■ **Task instructions**: Pictures within the data are to be left out; everything else must be reproduced exactly.

··· Dataset excerpt ···

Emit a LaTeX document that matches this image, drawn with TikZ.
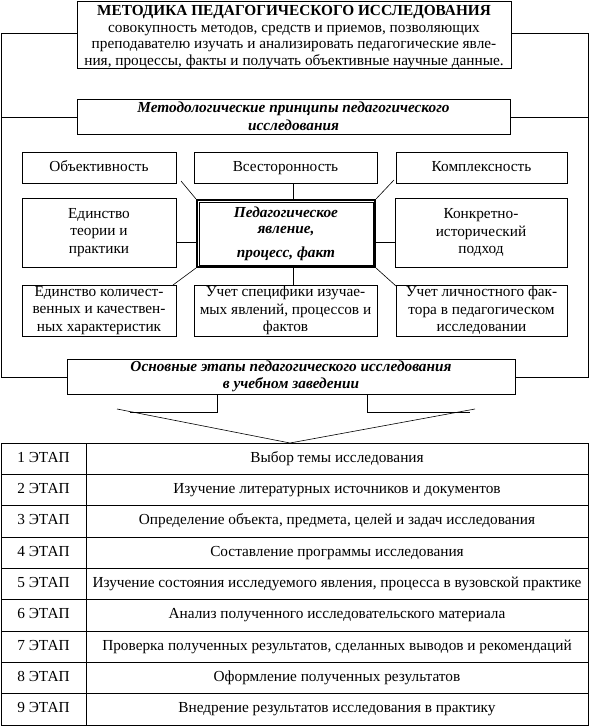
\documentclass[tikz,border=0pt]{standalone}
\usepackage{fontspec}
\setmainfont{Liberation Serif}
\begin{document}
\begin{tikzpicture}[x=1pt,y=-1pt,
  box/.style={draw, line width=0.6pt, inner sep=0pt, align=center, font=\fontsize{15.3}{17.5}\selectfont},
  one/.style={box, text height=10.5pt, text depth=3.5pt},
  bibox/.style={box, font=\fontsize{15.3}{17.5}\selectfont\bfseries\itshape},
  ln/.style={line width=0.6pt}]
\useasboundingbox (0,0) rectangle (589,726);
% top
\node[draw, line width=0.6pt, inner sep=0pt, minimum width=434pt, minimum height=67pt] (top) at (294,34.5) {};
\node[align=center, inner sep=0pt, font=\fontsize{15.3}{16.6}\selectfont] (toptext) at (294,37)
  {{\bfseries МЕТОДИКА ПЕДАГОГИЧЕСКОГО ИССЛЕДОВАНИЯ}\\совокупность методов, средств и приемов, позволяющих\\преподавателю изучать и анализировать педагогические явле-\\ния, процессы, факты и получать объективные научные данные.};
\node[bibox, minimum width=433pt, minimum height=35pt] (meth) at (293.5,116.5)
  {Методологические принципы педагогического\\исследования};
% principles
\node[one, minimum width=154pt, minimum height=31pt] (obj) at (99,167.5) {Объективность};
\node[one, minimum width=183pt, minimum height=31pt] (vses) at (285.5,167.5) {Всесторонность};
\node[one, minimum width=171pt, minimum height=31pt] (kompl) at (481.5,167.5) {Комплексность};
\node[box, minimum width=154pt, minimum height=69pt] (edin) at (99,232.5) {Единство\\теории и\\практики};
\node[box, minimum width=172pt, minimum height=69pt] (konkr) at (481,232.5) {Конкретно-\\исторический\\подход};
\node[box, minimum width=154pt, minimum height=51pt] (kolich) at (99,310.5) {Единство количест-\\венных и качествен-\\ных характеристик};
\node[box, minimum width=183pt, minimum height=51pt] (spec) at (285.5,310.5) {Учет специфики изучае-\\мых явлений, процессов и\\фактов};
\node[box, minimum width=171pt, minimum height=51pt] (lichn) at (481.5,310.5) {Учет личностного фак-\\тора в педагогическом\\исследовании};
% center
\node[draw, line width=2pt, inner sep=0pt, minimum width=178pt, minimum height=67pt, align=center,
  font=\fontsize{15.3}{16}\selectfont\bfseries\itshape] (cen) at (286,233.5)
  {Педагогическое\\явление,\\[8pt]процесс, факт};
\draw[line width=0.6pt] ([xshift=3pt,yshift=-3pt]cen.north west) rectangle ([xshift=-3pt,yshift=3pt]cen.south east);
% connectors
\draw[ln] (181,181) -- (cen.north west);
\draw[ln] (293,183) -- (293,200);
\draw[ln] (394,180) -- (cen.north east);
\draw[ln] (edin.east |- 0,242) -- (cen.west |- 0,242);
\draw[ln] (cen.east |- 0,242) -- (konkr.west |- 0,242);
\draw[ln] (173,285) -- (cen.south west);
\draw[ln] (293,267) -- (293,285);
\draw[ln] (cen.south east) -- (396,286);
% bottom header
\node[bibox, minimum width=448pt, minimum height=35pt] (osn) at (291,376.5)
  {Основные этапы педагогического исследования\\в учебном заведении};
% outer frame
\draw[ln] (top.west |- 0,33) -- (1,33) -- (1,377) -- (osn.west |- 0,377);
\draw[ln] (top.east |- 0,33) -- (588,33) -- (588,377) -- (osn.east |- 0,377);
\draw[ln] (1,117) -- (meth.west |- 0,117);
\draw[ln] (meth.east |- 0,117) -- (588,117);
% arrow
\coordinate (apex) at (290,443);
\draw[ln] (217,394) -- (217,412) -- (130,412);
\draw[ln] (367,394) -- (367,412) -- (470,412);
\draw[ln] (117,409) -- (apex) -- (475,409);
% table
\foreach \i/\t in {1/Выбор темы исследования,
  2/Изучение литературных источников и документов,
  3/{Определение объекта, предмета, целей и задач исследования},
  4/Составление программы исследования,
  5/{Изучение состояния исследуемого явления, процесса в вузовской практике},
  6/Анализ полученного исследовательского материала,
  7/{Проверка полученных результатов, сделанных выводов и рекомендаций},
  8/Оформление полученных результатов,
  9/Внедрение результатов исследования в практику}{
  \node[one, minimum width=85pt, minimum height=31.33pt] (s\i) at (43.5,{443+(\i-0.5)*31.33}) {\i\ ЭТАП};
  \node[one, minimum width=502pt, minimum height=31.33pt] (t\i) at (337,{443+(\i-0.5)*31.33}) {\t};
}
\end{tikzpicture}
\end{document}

···

■ **Expected answer**:
Emit a LaTeX document that matches this image, drawn with TikZ.
\documentclass[tikz,border=0pt]{standalone}
\usepackage{fontspec}
\setmainfont{Liberation Serif}
\begin{document}
\begin{tikzpicture}[x=1pt,y=-1pt,
  box/.style={draw, line width=0.6pt, inner sep=0pt, align=center, font=\fontsize{15.3}{17.5}\selectfont},
  one/.style={box, text height=10.5pt, text depth=3.5pt},
  bibox/.style={box, font=\fontsize{15.3}{17.5}\selectfont\bfseries\itshape},
  ln/.style={line width=0.6pt}]
\useasboundingbox (0,0) rectangle (589,726);
% top
\node[draw, line width=0.6pt, inner sep=0pt, minimum width=434pt, minimum height=67pt] (top) at (294,34.5) {};
\node[align=center, inner sep=0pt, font=\fontsize{15.3}{16.6}\selectfont] (toptext) at (294,37)
  {{\bfseries МЕТОДИКА ПЕДАГОГИЧЕСКОГО ИССЛЕДОВАНИЯ}\\совокупность методов, средств и приемов, позволяющих\\преподавателю изучать и анализировать педагогические явле-\\ния, процессы, факты и получать объективные научные данные.};
\node[bibox, minimum width=433pt, minimum height=35pt] (meth) at (293.5,116.5)
  {Методологические принципы педагогического\\исследования};
% principles
\node[one, minimum width=154pt, minimum height=31pt] (obj) at (99,167.5) {Объективность};
\node[one, minimum width=183pt, minimum height=31pt] (vses) at (285.5,167.5) {Всесторонность};
\node[one, minimum width=171pt, minimum height=31pt] (kompl) at (481.5,167.5) {Комплексность};
\node[box, minimum width=154pt, minimum height=69pt] (edin) at (99,232.5) {Единство\\теории и\\практики};
\node[box, minimum width=172pt, minimum height=69pt] (konkr) at (481,232.5) {Конкретно-\\исторический\\подход};
\node[box, minimum width=154pt, minimum height=51pt] (kolich) at (99,310.5) {Единство количест-\\венных и качествен-\\ных характеристик};
\node[box, minimum width=183pt, minimum height=51pt] (spec) at (285.5,310.5) {Учет специфики изучае-\\мых явлений, процессов и\\фактов};
\node[box, minimum width=171pt, minimum height=51pt] (lichn) at (481.5,310.5) {Учет личностного фак-\\тора в педагогическом\\исследовании};
% center
\node[draw, line width=2pt, inner sep=0pt, minimum width=178pt, minimum height=67pt, align=center,
  font=\fontsize{15.3}{16}\selectfont\bfseries\itshape] (cen) at (286,233.5)
  {Педагогическое\\явление,\\[8pt]процесс, факт};
\draw[line width=0.6pt] ([xshift=3pt,yshift=-3pt]cen.north west) rectangle ([xshift=-3pt,yshift=3pt]cen.south east);
% connectors
\draw[ln] (181,181) -- (cen.north west);
\draw[ln] (293,183) -- (293,200);
\draw[ln] (394,180) -- (cen.north east);
\draw[ln] (edin.east |- 0,242) -- (cen.west |- 0,242);
\draw[ln] (cen.east |- 0,242) -- (konkr.west |- 0,242);
\draw[ln] (173,285) -- (cen.south west);
\draw[ln] (293,267) -- (293,285);
\draw[ln] (cen.south east) -- (396,286);
% bottom header
\node[bibox, minimum width=448pt, minimum height=35pt] (osn) at (291,376.5)
  {Основные этапы педагогического исследования\\в учебном заведении};
% outer frame
\draw[ln] (top.west |- 0,33) -- (1,33) -- (1,377) -- (osn.west |- 0,377);
\draw[ln] (top.east |- 0,33) -- (588,33) -- (588,377) -- (osn.east |- 0,377);
\draw[ln] (1,117) -- (meth.west |- 0,117);
\draw[ln] (meth.east |- 0,117) -- (588,117);
% arrow
\coordinate (apex) at (290,443);
\draw[ln] (217,394) -- (217,412) -- (130,412);
\draw[ln] (367,394) -- (367,412) -- (470,412);
\draw[ln] (117,409) -- (apex) -- (475,409);
% table
\foreach \i/\t in {1/Выбор темы исследования,
  2/Изучение литературных источников и документов,
  3/{Определение объекта, предмета, целей и задач исследования},
  4/Составление программы исследования,
  5/{Изучение состояния исследуемого явления, процесса в вузовской практике},
  6/Анализ полученного исследовательского материала,
  7/{Проверка полученных результатов, сделанных выводов и рекомендаций},
  8/Оформление полученных результатов,
  9/Внедрение результатов исследования в практику}{
  \node[one, minimum width=85pt, minimum height=31.33pt] (s\i) at (43.5,{443+(\i-0.5)*31.33}) {\i\ ЭТАП};
  \node[one, minimum width=502pt, minimum height=31.33pt] (t\i) at (337,{443+(\i-0.5)*31.33}) {\t};
}
\end{tikzpicture}
\end{document}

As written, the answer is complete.